Uruguay, which had signed a wide range of human rights conventions, would be one of the first signatories to the Optional Protocol of the International Pact on Economic, Social and Cultural Rights, he said. The country was also party to the main international conventions on the environment and sustainable development.
In a time of globalization, it was not only the economy that had to be globalized; “peace, freedom, democracy, justice, dignity and the welfare of the people must be globalized as well”, he said. Among the many policy and actions undertaken by Uruguay to that end, was its firm commitment to tobacco-control policies. Citing the World Health Organization (WHO) statistic that smoking was “the leading avoidable cause of death worldwide”, he noted that Uruguay had become the first smoke-free country in the Americas, which was no small matter when one considered it caused more than 5 million deaths annually. His delegation had sponsored and promoted the resolution to create a smoke-free United Nations. “It is a partial, but auspicious advance in the fight against this epidemic,” he said.

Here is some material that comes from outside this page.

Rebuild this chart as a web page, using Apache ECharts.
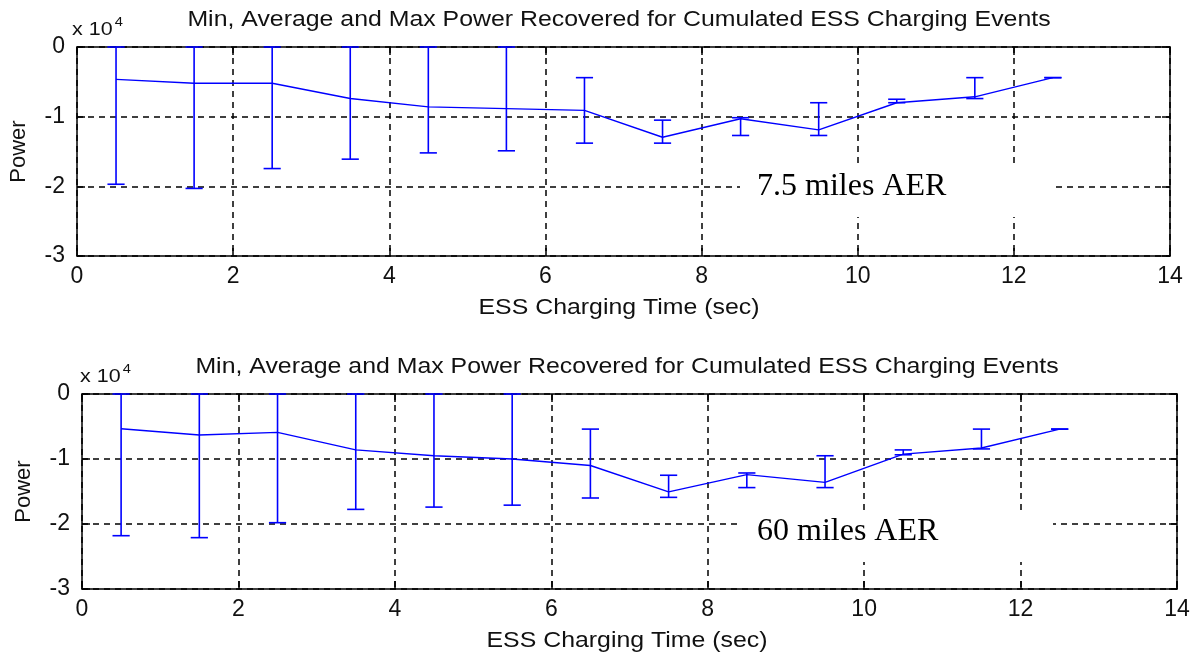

He also spoke of Uruguay’s efforts to become a country providing equal opportunity access to information technologies through the Ceibal Project, providing every student and teacher in the public primary school system with a laptop computer having Internet access. He anticipated that, by the end of 2009, every student and teacher in the elementary school system would have received an XO prototype. The programme developed intelligence and introduced deep changes in teaching and learning, offering equal access to information starting in childhood. The project would provide knowledge that was indispensable for becoming a member of society and ensuring its proper functioning.
In closing, he quoted Michel de Montaigne, who had said: “There is no greater destiny for human beings than taking care of the task of being human.” Five centuries later, it should not be remembered as something solely of the past, but something to be assumed as a task of the present. “I believe there is no other option if we really want to survive as a species and to improve as human beings,” he said.